Calling deferred maintenance "a top priority of the administration," Smith said the parks need more funding as attendance continues to grow, exceeding 300 million visitors in 2018 for the fourth consecutive year.

"We are being loved to death," he said.

Rep. Jody Hice (R-Ga.) called the proposed infrastructure fund "a fine plan" but said that energy revenues must be used for other purposes in the long run and should not be reserved "as a de facto piggybank for the park service." He said the agency should do more to make sure the maintenance backlog doesn’t continue to grow each year.

"I am concerned that the park service may be resting on its laurels and really kind of depending on Congress to take care of this problem on its own, and I just want to make sure that’s not the case," Hice said.

Rep. Ruben Gallego (D-Ariz.) objected to a proposed cut of nearly two-thirds in funding for historic preservation programs, calling it "deeply, deeply harmful" to tribes.
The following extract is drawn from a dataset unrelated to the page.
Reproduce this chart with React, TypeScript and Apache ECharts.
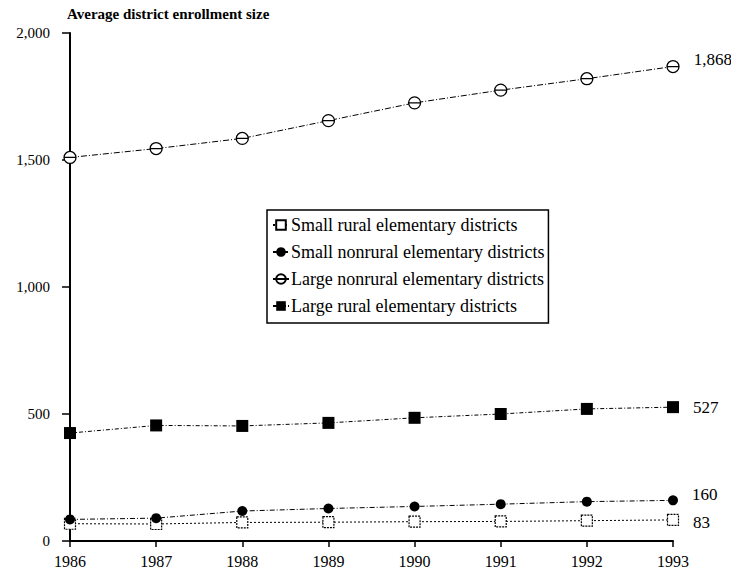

He asked Smith if tribes had even been consulted.

"We did not have direct consultation with the tribes on this budget," Smith replied.

"Well, at least you admit it," Gallego said.

‘Improper use’

Democrats also criticized Smith on his decision to keep many parks open during this winter’s 35-day partial government shutdown by using revenue from visitor fees to pay for basic operations.

Rep. Alan Lowenthal (D-Calif.) told Smith that it was an "improper use" of fee money, which is raised under the Federal Lands Recreation Enhancement Act (FLREA).

"Congress enacted FLREA to support programs that enhance visitor experiences, not for trash removal and bathroom maintenance," he told Smith.

Smith said the Park Service made "the right decision" in allowing the parks to remain open and that the agency had determined that using the fee revenue was legal. He said that he would do it again "without any hesitation at all."

"I hope that we never go through another 35-day lapse in appropriations for the park service," Smith said.

Rep. Jared Huffman (D-Calif.) told Smith the Park Service had created "a public safety and health issue" by allowing the parks to remain open.

"I’m not sure I would agree with you that it was no big deal," Huffman said. "I personally saw overflowing trash cans, vandalism, and human waste was piled up in restrooms and other places in some of our parks to the point that some of your personnel were thinking they may need to call hazmat teams to clean them up."

Rep. Ed Case (D-Hawaii) told Smith the Park Service needs to do more to rein in helicopter tours that disrupt visitors on the ground.

"I just find it fundamentally incompatible to be hiking out in the middle of Hawaii Volcanoes National Park and have 50 tour helicopters going over my head throughout the day. … That’s no way to run a national park," he said.

Lawmakers also continued a debate they began Tuesday regarding the size of the park service and whether it should be expanding.

That came after Smith objected to a couple of public lands bills, including one that called for a special resource study of the Kettle Creek Battlefield in Wilkes County, Ga., a site of a 1779 battle between colonists and British soldiers.

Smith said the Park Service should not be managing additional lands and should focus on its maintenance backlog instead.

Haaland told Smith the agency wants to "hide behind its deferred maintenance backlog as an excuse to leave resources unprotected."

But Rep. John Curtis (R-Utah) said he backed Smith and that it made sense to work on reducing the maintenance backlog instead of acquiring more property.

"The situation will only get worse and more expensive the longer we ignore it," he said.